De no haber sido el peor Presidente de la historia de su país, George Bush podría haber sido un buen boxeador. Lo demostró a mediados de diciembre pasado cuando, —con precisos y rapidísimos movimientos del cuello—, esquivó con gran habilidad un par de zapatazos que de haberle alcanzado la cara de lleno, lo habrían dejado noqueado en la lona/podio desde donde difundía su perorata. Sólo un púgil habilidoso puede hacer eso: sentir que el coma inducido de un jab acaba de rozarle los pelos y seguir con la cabeza encima del hombro, sonriente, como si nada hubiera pasado; incluso atinó a decir que estos sucesos son de esperar en cualquier país donde impera la democracia y donde sus ciudadanos pueden expresarse libremente.
Uno de estos ciudadanos, Muntazer al-Zaidi, dueño de los zapatos lanzados a Bush, muy pronto vio como éstos regresaban convertidos en Bumerangs, con lluvia de coscorrones, patadas, jaladas de pelo y demás impactos que unas horas después tuvo ocasión de inventariar: politraumatismo encéfalo craneano, hematomas en los ojos, una costilla rota, pérdida de un diente y quemaduras en las orejas; esto último como producto de un interrogatorio, en el cual supuestamente confesó que un terrorista lo había inducido a realizar “ese acto tan feo”, por lo que rogó clemencia al señor presidente de Irak, Nouri al-Maliki. Todo este perdón bien escrito y bien firmado en una carta que el gobierno iraquí se cuidó de difundir a la prensa extranjera; con poco éxito, por cierto, habida cuenta del poco valor que puede tener una confesión escrita sin la compañía de la imagen respectiva, en pleno apogeo de la multimedia.

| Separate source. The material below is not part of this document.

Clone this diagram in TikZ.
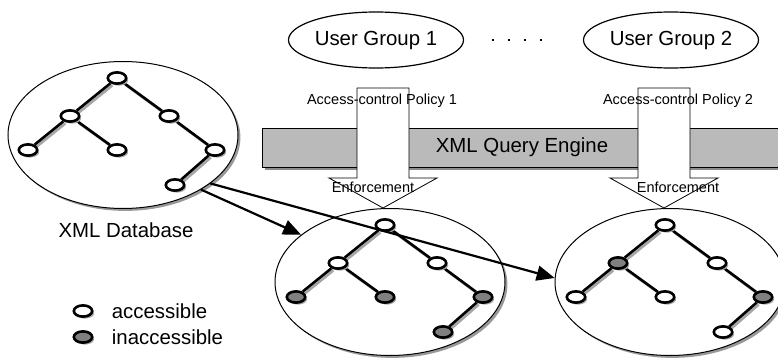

Hay que haber sido reportero de política, tener un mínimo de memoria y bastante tolerancia contra la incoherencia, sumado a un gran control de los músculos faciales para que no asomen los gestos de las arcadas que se sienten cuando uno escucha las peroratas de los políticos; para luego regresar calmamente a la redacción y componer una nota sobre las estupideces elucubradas por estos personajes, sin que parezcan estupideces y, además, que luzcan sobrias y respetables a ojos del editor.
Es obvio que para el reportero iraquí Muntazer al-Zaidi todas las tolerancias fueron pocas cuando arrojó sus zapatos contra el presidente de Estados Unidos. La irreverencia puede verse como un acto que reivindica y honra el oficio de reportero; pero puestos a estrellar zapatos contra la desgracia, el par contra Bush es poca zapatería, como si no merecieran sendos zapatazos el propio gobierno títere de Irak y la variopinta colección iraquí de facciones tribales y religiosas y sus respectivas milicias, que han competido junto al invasor en la macabra tarea de asesinar al mayor número posible de iraquíes; es decir, a sus propios paisanos.
Se sabe que más de 400 abogados iraquíes se han ofrecido para defender gratuitamente al periodista; pero no se sabe de ninguno que haya entablado demanda alguna en contra de los responsables de la invasión a Irak. Confían ellos que en cuestiones de justicia, lo mejor es dejarlo todo en manos de Alá, el misericordioso, sus yihadistas y unos cuantos zapatazos.
Mientras esto escribo, en diversos lugares del mundo se siguen lanzando zapatos contra los símbolos del poder judeo-estadounidense. Al mismo tiempo miles de pares de zapatos/botas militares israelitas ingresan en la franja de Gaza para culminar a mano armada el genocidio que no llegó a terminar el bombardeo aéreo letal y continuo sobre los seres humanos que viven en esa parte de Palestina.
Si Alá pudiera entrar en razones pronto comprendería que los únicos que gozan de su misericordia son los enemigos de sus hijos, y que al Gran Satán poco daño le va a causar la Ira de Dios y que mejor sería encargar el asunto a un equipo de abogados expertos en Derecho Penal Internacional, no en vano reza un adagio maldito: Que tengas juicios, aunque los ganes.